# Prewar Paramount? or...



## Tinman (Jun 19, 2018)

Hello all, 
I am a new guy to CABE and need help on a frame I acquired recently from an estate sale, and wanted some help with honing in some details on the bike as it isn't found on any registries...and I am primarily bmx spectrum of the hobby. 
Not sure what time line this Paramount is. 
It is #749 but no letter?
If I have it right, white was team colors




 

 

 

 
I also have the skiptooth Paramount cranks w/o b/b, rear freewheel skiptooth single hub and Brooks seat.

Missing much, but have started projects with much less. Putting it back together is big bucks though.

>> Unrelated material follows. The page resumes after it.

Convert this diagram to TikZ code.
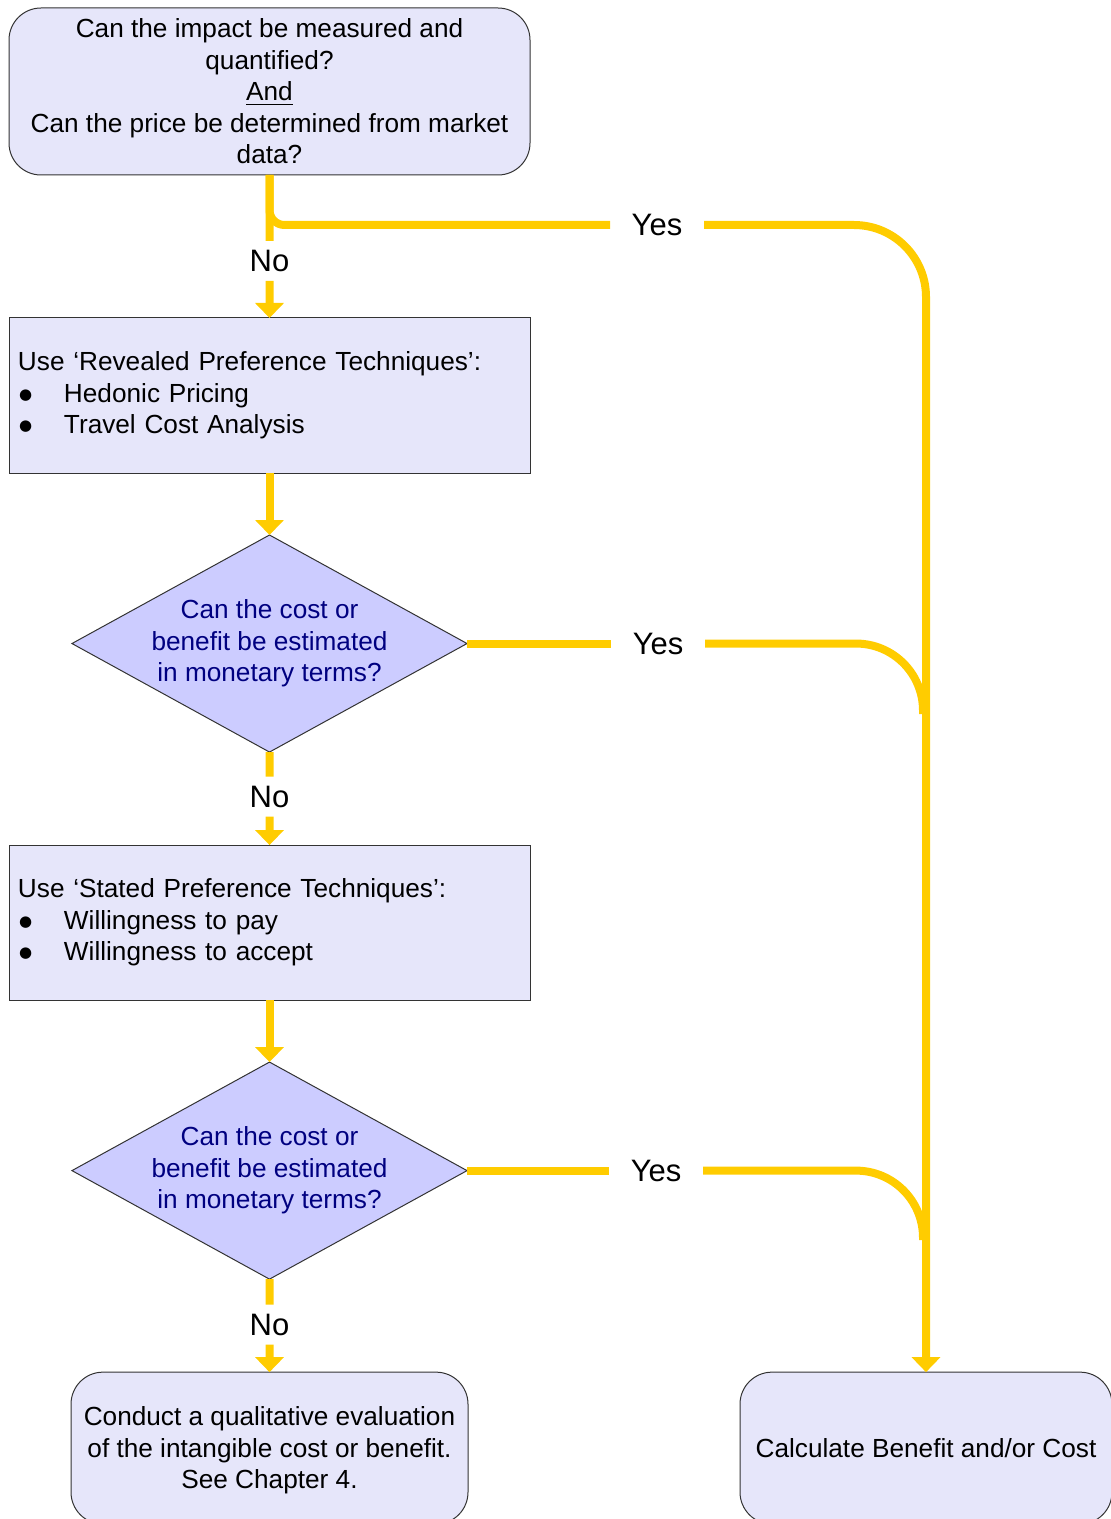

Any ideas/imput would be awsome.


----------



## GTs58 (Jun 19, 2018)

The top tube decal was added but that decal scheme was used in the 40's along with white paint. Possible repaint at some point?

1940 catalog


 

1948 catalog






*# 713 Blue Touring setup       1957*
Found this on the Registry. The 800 numbers were in1958


----------



## Tinman (Jun 19, 2018)

Seems to be original paint and pinstripe, though chipped up a bit.


----------



## cyclingday (Jun 19, 2018)

I want to say, it's a late 59, but I am definitely no expert.


----------



## rhenning (Jun 19, 2018)

Go to the Waterford site and they have a section for dating all Paramounts.  If you want Warerford will for a fee give a pedigree on your bike if it exists.  They have all the records.  You might even get to talk to Richard Schwinn.  Roger  
Just to add what I could find frame 749 is a 1958 bike roughly the middle of the year.  Richard for a fee could probably tell you more.  Roger


----------



## Trainman999 (Jun 19, 2018)

As frame #913 in documented as being shipped on 6-25-58 by its shipping labile, frame #749 is probably a 1957


----------



## GTs58 (Jun 19, 2018)




----------